Bloodborne takes place in a Gothic Victorian world where monsters roam the streets. Now, as cool as the Gothic atmosphere is, and the impressive graphics to go along with it, the colors of the game are actually very bland. Everything is either black or grey except for the blood which is red, obviously. In addition to this, all the areas kinda look the same, like none of them stand out. Occasionally you’ll change from a city to a forest, but that’s about it. The music also didn’t impress me, except for boss fights and cut scenes. The game is very quiet, all the sounds come from the environment.

Now, there are two things the visuals and sounds for this game did exceptionally well. The first is the use of sound, a lot of the time you can listen for a beast’s breathing and it can let you know if a trap is nearby.

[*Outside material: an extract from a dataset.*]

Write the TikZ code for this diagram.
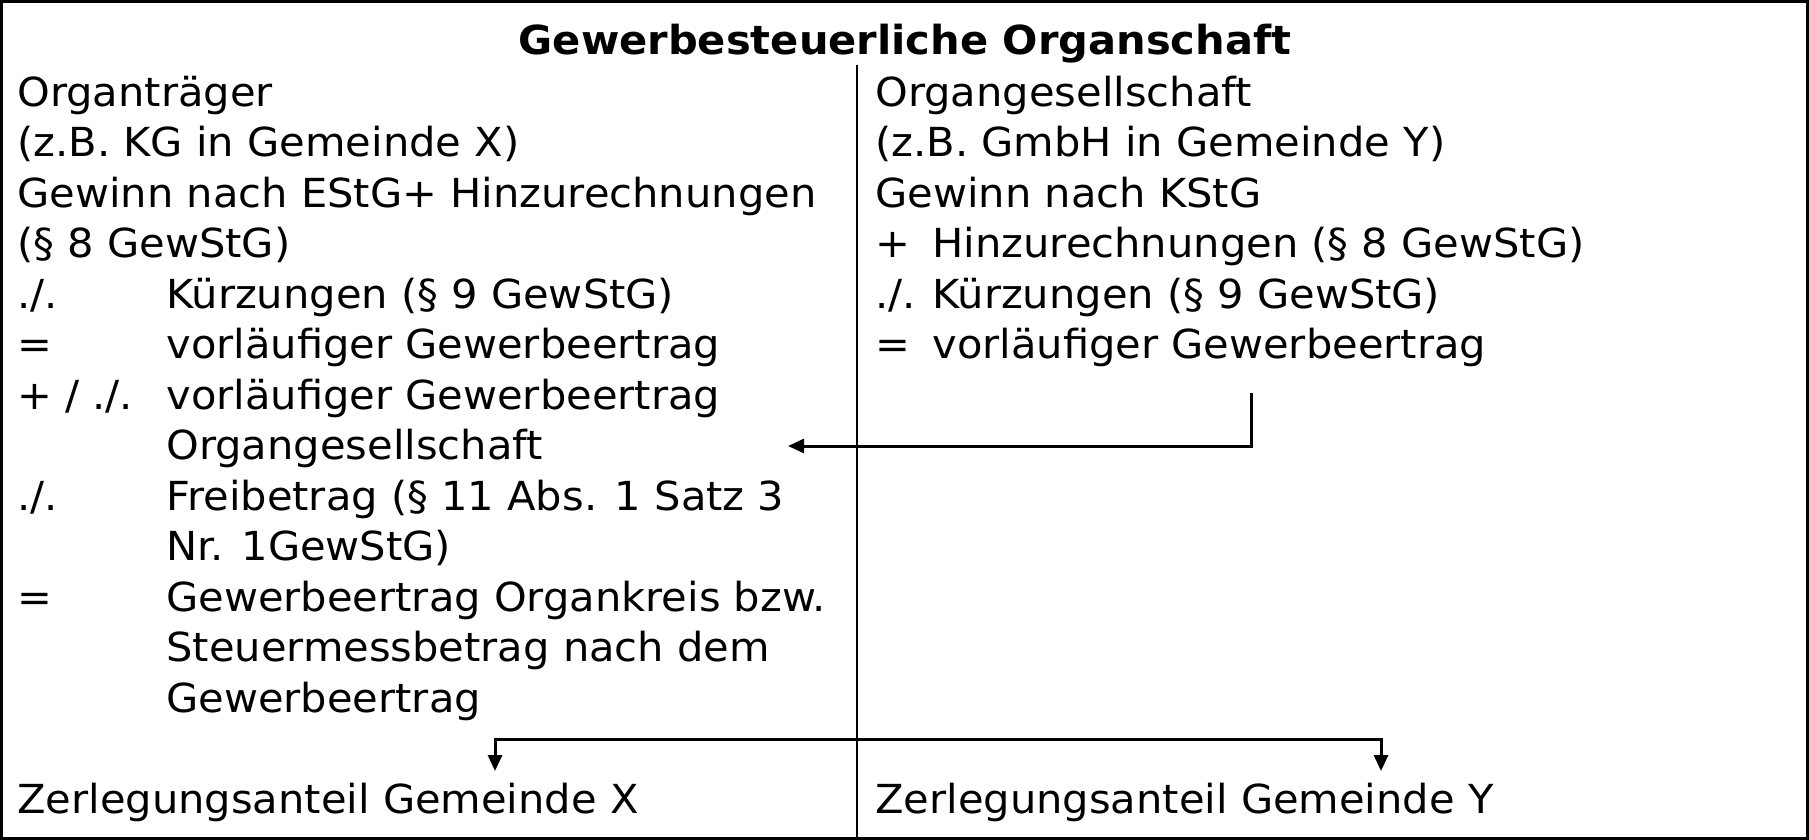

The other thing that Bloodborne does brilliantly (this is something you can see in Dark Souls as well) is the mapping. This isn’t just a straight line you’re walking through, this is a world you’re exploring, and almost everything you can see, is a place you can reach. The game uses lanterns as checkpoints or safe zones, but instead of giving you lots of lanterns, it gives you a shortcut back to your last lantern. So, many times I was shocked to realize I knew exactly where I was in respective to the world.



The story of the game is arguably the weakest part of Bloodborne. You play as a hunter during a monthly event called the Hunt, where monsters roam the streets and the hunters slay them to keep the peace, but sometimes the hunters lose themselves in the hunt and become the beasts themselves. You’re also looking for something called a Paleblood, but it’s not touched upon very much. I really wouldn’t say the story drives the game at all, you hunt for the sake of hunting.

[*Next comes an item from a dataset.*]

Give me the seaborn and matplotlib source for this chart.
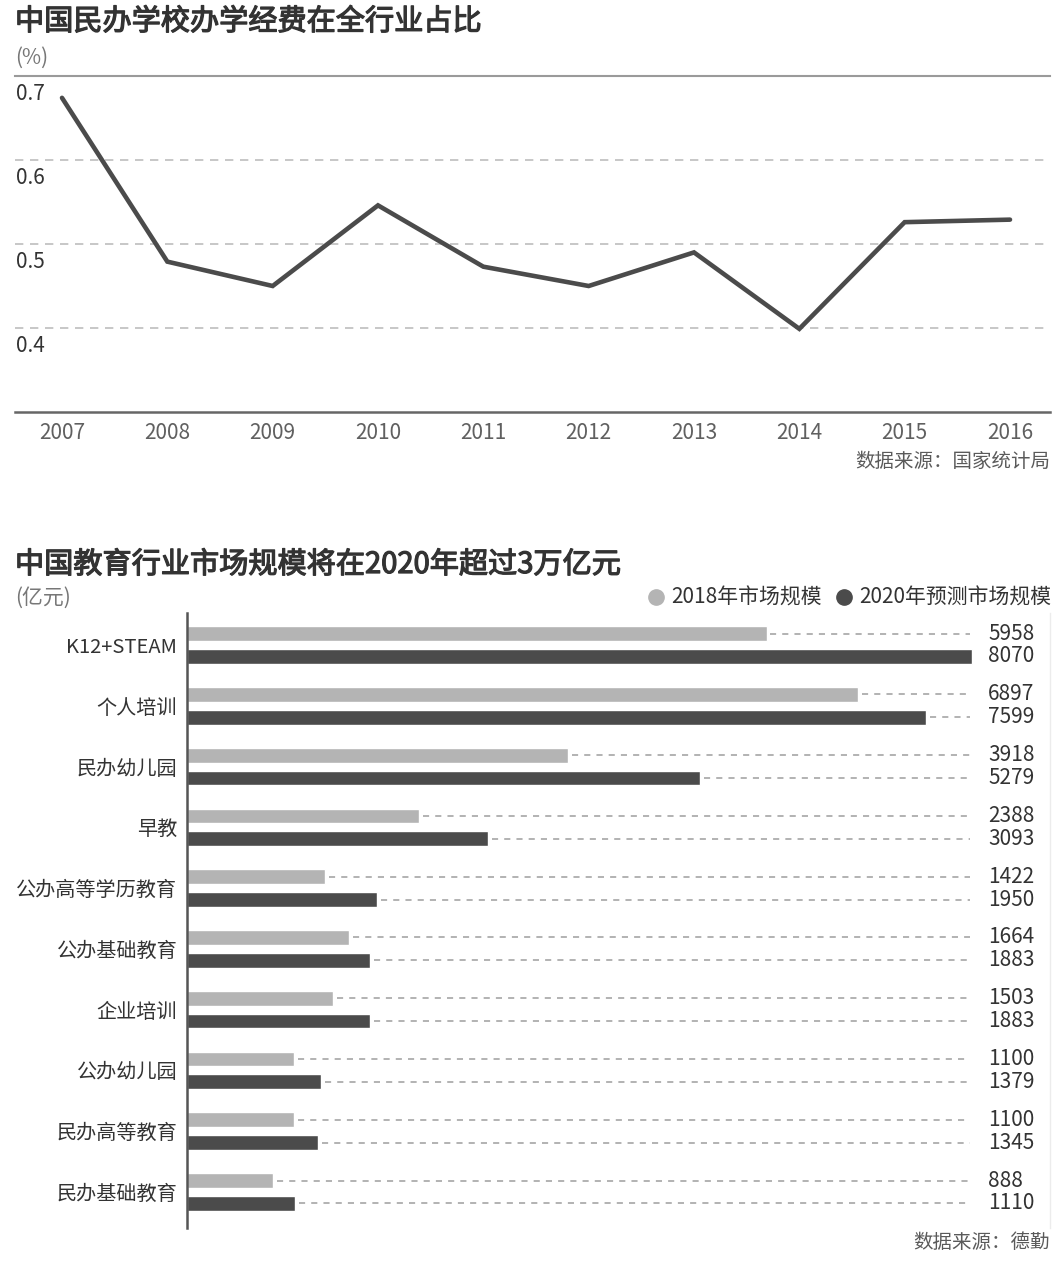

Now if you’ve played any of the souls games you have an idea what Bloodborne is gonna play like. Lots of dodging and attacking, but it’s actually very different from any other souls game. It’s still dodging and attacking but it’s much faster and aggressive than ever, because if you can hit an enemy right after you get hit, you can recover some of your lost health.


Now I’m going to break my rule from earlier and compare it to Dark Souls as a form of critique. Dark souls had a ton of different classes that drastically change how you play the game. They range from warriors, to archers and mages, but Bloodborne fails in this department. You still have classes (now called your Origin) but it doesn’t really change how you play, it only changes your base starting stats like how much health and endurance you start with. I really don’t like this because a new player already has little to no idea what all these stats mean and Bloodborne isn’t exactly the simplest of stat systems as it is.

While the classes have very little impact on how you play, it’s the weapons that bring the most diversity. You get two weapons at any given time, a right handed blade (which can range from a saw, to an axe, rapier, flail, etc.) and a left handed weapon which is typically ranged and used to stun enemies, usually a gun. The right handed weapons have the ability to transform, like turning the saw into a spear, or the axe into a halberd. Transforming a weapon typically makes it longer and slower but there are exceptions to that as well. For the most part I really like how the weapons play differently from each other, but it still doesn’t offer the same kind of class diversity that I would have liked to see. For example, there’s not (That I’m aware of) a purely ranged character, your guns are used to stun enemies and you have very limited ammo.


Final Thoughts

Bloodborne is definitely an amazing game, it’s just a little bland in a few departments. I love how the world is built and how you could easily map out the area on paper if you wanted to. I like how they changed it from the just waiting and attacking method of Dark Souls to a more aggressive and in the moment combat style. I really don’t like the lack of colors in the world, the lack of character diversity when it comes to play style, and the lack of a proper story, it’s a bit of a letdown.